#### Data lines ####

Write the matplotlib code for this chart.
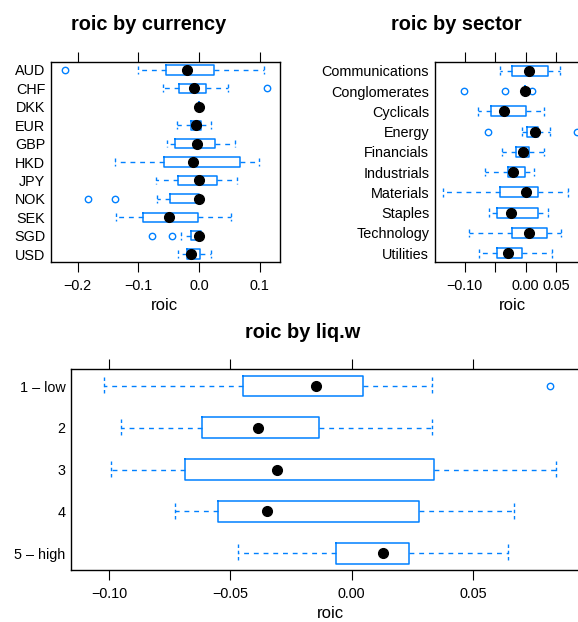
import matplotlib
matplotlib.use("Agg")
import matplotlib.pyplot as plt

plt.rcParams['font.family'] = ['Liberation Sans', 'DejaVu Sans']

BLUE = "#0080ff"

# ---------------- data ----------------
cur_cats = ["AUD", "CHF", "DKK", "EUR", "GBP", "HKD", "JPY", "NOK", "SEK", "SGD", "USD"]
cur_wlo = [-0.100, -0.059, 0.000, -0.037, -0.052, -0.139, -0.071, -0.069, -0.136, -0.030, -0.034]
cur_q1 = [-0.054, -0.033, 0.000, -0.013, -0.040, -0.057, -0.034, -0.048, -0.092, -0.014, -0.020]
cur_med = [-0.019, -0.008, 0.000, -0.005, -0.004, -0.010, 0.000, 0.000, -0.050, 0.000, -0.013]
cur_q3 = [0.024, 0.011, 0.000, 0.004, 0.027, 0.068, 0.029, 0.000, -0.002, 0.003, 0.002]
cur_whi = [0.107, 0.047, 0.000, 0.019, 0.059, 0.098, 0.063, 0.000, 0.053, 0.003, 0.019]
cur_out = [[-0.220], [0.112], [], [], [], [], [], [-0.1835, -0.138], [], [-0.077, -0.0445], []]

sec_cats = ["Communications", "Conglomerates", "Cyclicals", "Energy", "Financials",
            "Industrials", "Materials", "Staples", "Technology", "Utilities"]
sec_wlo = [-0.042, -0.001, -0.078, -0.006, -0.038, -0.066, -0.135, -0.060, -0.092, -0.076]
sec_q1 = [-0.022, -0.001, -0.057, 0.003, -0.015, -0.028, -0.042, -0.047, -0.023, -0.046]
sec_med = [0.006, -0.001, -0.035, 0.015, -0.004, -0.020, 0.001, -0.024, 0.0055, -0.028]
sec_q3 = [0.037, -0.001, 0.000, 0.020, 0.006, -0.001, 0.021, 0.020, 0.035, -0.0066]
sec_whi = [0.057, -0.001, 0.031, 0.040, 0.031, 0.014, 0.069, 0.037, 0.058, 0.044]
sec_out = [[], [-0.101, -0.0335, 0.011], [], [-0.0615, 0.084], [], [], [], [], [], []]

liq_cats = ["1 \u2013 low", "2", "3", "4", "5 \u2013 high"]
liq_wlo = [-0.1023, -0.0952, -0.0992, -0.0730, -0.0470]
liq_q1 = [-0.0448, -0.0618, -0.0689, -0.0552, -0.0065]
liq_med = [-0.0148, -0.0386, -0.0308, -0.0348, 0.0129]
liq_q3 = [0.0048, -0.0135, 0.0338, 0.0276, 0.0235]
liq_whi = [0.0333, 0.0333, 0.0844, 0.0667, 0.0645]
liq_out = [[0.0818], [], [], [], []]

W, H = 578, 622
fig = plt.figure(figsize=(W / 100, H / 100), dpi=100)


def px_axes(left, right, top, bottom):
    return fig.add_axes([left / W, 1 - bottom / H, (right - left) / W, (bottom - top) / H])


def bw(ax, cats, wlo, q1, med, q3, whi, outs, xlim, ticks, ticklabels, pad=0.57):
    n = len(cats)
    pos = list(range(1, n + 1))
    stats = []
    for i in range(n):
        stats.append(dict(med=med[i], q1=q1[i], q3=q3[i], whislo=wlo[i],
                          whishi=whi[i], fliers=outs[i]))
    ax.bxp(stats, positions=pos, widths=0.5, orientation='horizontal',
           showcaps=True, capwidths=0.42, patch_artist=False,
           boxprops=dict(color=BLUE, linewidth=1.1),
           whiskerprops=dict(color=BLUE, linewidth=1.0, linestyle=(0, (3.5, 3.5))),
           capprops=dict(color=BLUE, linewidth=1.0, linestyle=(0, (2.5, 2.0))),
           medianprops=dict(linewidth=0, color='none'),
           flierprops=dict(marker='o', markerfacecolor='none', markeredgecolor=BLUE,
                           markersize=4.6, markeredgewidth=1.0, linestyle='none'))
    ax.plot(med, pos, 'o', color='black', markersize=7.0, linestyle='none', zorder=5)
    ax.set_ylim(n + 1 - pad, pad)
    ax.set_yticks(pos)
    ax.set_yticklabels(cats, fontsize=10.4)
    ax.set_xlim(*xlim)
    ax.set_xticks(ticks)
    ax.set_xticklabels(ticklabels, fontsize=10.4)
    ax.tick_params(axis='y', length=0, pad=4)
    ax.tick_params(axis='x', direction='out', length=7, width=0.8, top=True, bottom=True,
                   labeltop=False, pad=5)
    for s in ax.spines.values():
        s.set_linewidth(1.0)
        s.set_color('black')
    ax.grid(False)


ax1 = px_axes(51, 280, 62, 262)
bw(ax1, cur_cats, cur_wlo, cur_q1, cur_med, cur_q3, cur_whi, cur_out,
   (-0.2438, 0.1334), [-0.2, -0.1, 0.0, 0.1], ["\u22120.2", "\u22120.1", "0.0", "0.1"])

ax2 = px_axes(434.7, 583.5, 62, 262)
bw(ax2, sec_cats, sec_wlo, sec_q1, sec_med, sec_q3, sec_whi, sec_out,
   (-0.1489, 0.095), [-0.10, -0.05, 0.0, 0.05], ["\u22120.10", "", "0.00", "0.05"])

ax3 = px_axes(71, 594.3, 369.3, 570)
bw(ax3, liq_cats, liq_wlo, liq_q1, liq_med, liq_q3, liq_whi, liq_out,
   (-0.1157, 0.1), [-0.10, -0.05, 0.0, 0.05],
   ["\u22120.10", "\u22120.05", "0.00", "0.05"], pad=0.6)

# titles and axis labels (figure pixel coordinates)
def ftext(x, y, s, **kw):
    fig.text(x / W, 1 - y / H, s, ha='center', va='center', **kw)

ftext(149, 24, "roic by currency", fontsize=14.4, fontweight='bold')
ftext(456.7, 24, "roic by sector", fontsize=14.4, fontweight='bold')
ftext(303, 333, "roic by liq.w", fontsize=14.4, fontweight='bold')

ftext(164, 306, "roic", fontsize=12)
ftext(512, 306, "roic", fontsize=12)
ftext(330, 613, "roic", fontsize=12)

fig.savefig("out.png", dpi=100)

####

Write out the full listing verbatim, excluding its pictures.

Correct answer
Write the matplotlib code for this chart.
import matplotlib
matplotlib.use("Agg")
import matplotlib.pyplot as plt

plt.rcParams['font.family'] = ['Liberation Sans', 'DejaVu Sans']

BLUE = "#0080ff"

# ---------------- data ----------------
cur_cats = ["AUD", "CHF", "DKK", "EUR", "GBP", "HKD", "JPY", "NOK", "SEK", "SGD", "USD"]
cur_wlo = [-0.100, -0.059, 0.000, -0.037, -0.052, -0.139, -0.071, -0.069, -0.136, -0.030, -0.034]
cur_q1 = [-0.054, -0.033, 0.000, -0.013, -0.040, -0.057, -0.034, -0.048, -0.092, -0.014, -0.020]
cur_med = [-0.019, -0.008, 0.000, -0.005, -0.004, -0.010, 0.000, 0.000, -0.050, 0.000, -0.013]
cur_q3 = [0.024, 0.011, 0.000, 0.004, 0.027, 0.068, 0.029, 0.000, -0.002, 0.003, 0.002]
cur_whi = [0.107, 0.047, 0.000, 0.019, 0.059, 0.098, 0.063, 0.000, 0.053, 0.003, 0.019]
cur_out = [[-0.220], [0.112], [], [], [], [], [], [-0.1835, -0.138], [], [-0.077, -0.0445], []]

sec_cats = ["Communications", "Conglomerates", "Cyclicals", "Energy", "Financials",
            "Industrials", "Materials", "Staples", "Technology", "Utilities"]
sec_wlo = [-0.042, -0.001, -0.078, -0.006, -0.038, -0.066, -0.135, -0.060, -0.092, -0.076]
sec_q1 = [-0.022, -0.001, -0.057, 0.003, -0.015, -0.028, -0.042, -0.047, -0.023, -0.046]
sec_med = [0.006, -0.001, -0.035, 0.015, -0.004, -0.020, 0.001, -0.024, 0.0055, -0.028]
sec_q3 = [0.037, -0.001, 0.000, 0.020, 0.006, -0.001, 0.021, 0.020, 0.035, -0.0066]
sec_whi = [0.057, -0.001, 0.031, 0.040, 0.031, 0.014, 0.069, 0.037, 0.058, 0.044]
sec_out = [[], [-0.101, -0.0335, 0.011], [], [-0.0615, 0.084], [], [], [], [], [], []]

liq_cats = ["1 \u2013 low", "2", "3", "4", "5 \u2013 high"]
liq_wlo = [-0.1023, -0.0952, -0.0992, -0.0730, -0.0470]
liq_q1 = [-0.0448, -0.0618, -0.0689, -0.0552, -0.0065]
liq_med = [-0.0148, -0.0386, -0.0308, -0.0348, 0.0129]
liq_q3 = [0.0048, -0.0135, 0.0338, 0.0276, 0.0235]
liq_whi = [0.0333, 0.0333, 0.0844, 0.0667, 0.0645]
liq_out = [[0.0818], [], [], [], []]

W, H = 578, 622
fig = plt.figure(figsize=(W / 100, H / 100), dpi=100)


def px_axes(left, right, top, bottom):
    return fig.add_axes([left / W, 1 - bottom / H, (right - left) / W, (bottom - top) / H])


def bw(ax, cats, wlo, q1, med, q3, whi, outs, xlim, ticks, ticklabels, pad=0.57):
    n = len(cats)
    pos = list(range(1, n + 1))
    stats = []
    for i in range(n):
        stats.append(dict(med=med[i], q1=q1[i], q3=q3[i], whislo=wlo[i],
                          whishi=whi[i], fliers=outs[i]))
    ax.bxp(stats, positions=pos, widths=0.5, orientation='horizontal',
           showcaps=True, capwidths=0.42, patch_artist=False,
           boxprops=dict(color=BLUE, linewidth=1.1),
           whiskerprops=dict(color=BLUE, linewidth=1.0, linestyle=(0, (3.5, 3.5))),
           capprops=dict(color=BLUE, linewidth=1.0, linestyle=(0, (2.5, 2.0))),
           medianprops=dict(linewidth=0, color='none'),
           flierprops=dict(marker='o', markerfacecolor='none', markeredgecolor=BLUE,
                           markersize=4.6, markeredgewidth=1.0, linestyle='none'))
    ax.plot(med, pos, 'o', color='black', markersize=7.0, linestyle='none', zorder=5)
    ax.set_ylim(n + 1 - pad, pad)
    ax.set_yticks(pos)
    ax.set_yticklabels(cats, fontsize=10.4)
    ax.set_xlim(*xlim)
    ax.set_xticks(ticks)
    ax.set_xticklabels(ticklabels, fontsize=10.4)
    ax.tick_params(axis='y', length=0, pad=4)
    ax.tick_params(axis='x', direction='out', length=7, width=0.8, top=True, bottom=True,
                   labeltop=False, pad=5)
    for s in ax.spines.values():
        s.set_linewidth(1.0)
        s.set_color('black')
    ax.grid(False)


ax1 = px_axes(51, 280, 62, 262)
bw(ax1, cur_cats, cur_wlo, cur_q1, cur_med, cur_q3, cur_whi, cur_out,
   (-0.2438, 0.1334), [-0.2, -0.1, 0.0, 0.1], ["\u22120.2", "\u22120.1", "0.0", "0.1"])

ax2 = px_axes(434.7, 583.5, 62, 262)
bw(ax2, sec_cats, sec_wlo, sec_q1, sec_med, sec_q3, sec_whi, sec_out,
   (-0.1489, 0.095), [-0.10, -0.05, 0.0, 0.05], ["\u22120.10", "", "0.00", "0.05"])

ax3 = px_axes(71, 594.3, 369.3, 570)
bw(ax3, liq_cats, liq_wlo, liq_q1, liq_med, liq_q3, liq_whi, liq_out,
   (-0.1157, 0.1), [-0.10, -0.05, 0.0, 0.05],
   ["\u22120.10", "\u22120.05", "0.00", "0.05"], pad=0.6)

# titles and axis labels (figure pixel coordinates)
def ftext(x, y, s, **kw):
    fig.text(x / W, 1 - y / H, s, ha='center', va='center', **kw)

ftext(149, 24, "roic by currency", fontsize=14.4, fontweight='bold')
ftext(456.7, 24, "roic by sector", fontsize=14.4, fontweight='bold')
ftext(303, 333, "roic by liq.w", fontsize=14.4, fontweight='bold')

ftext(164, 306, "roic", fontsize=12)
ftext(512, 306, "roic", fontsize=12)
ftext(330, 613, "roic", fontsize=12)

fig.savefig("out.png", dpi=100)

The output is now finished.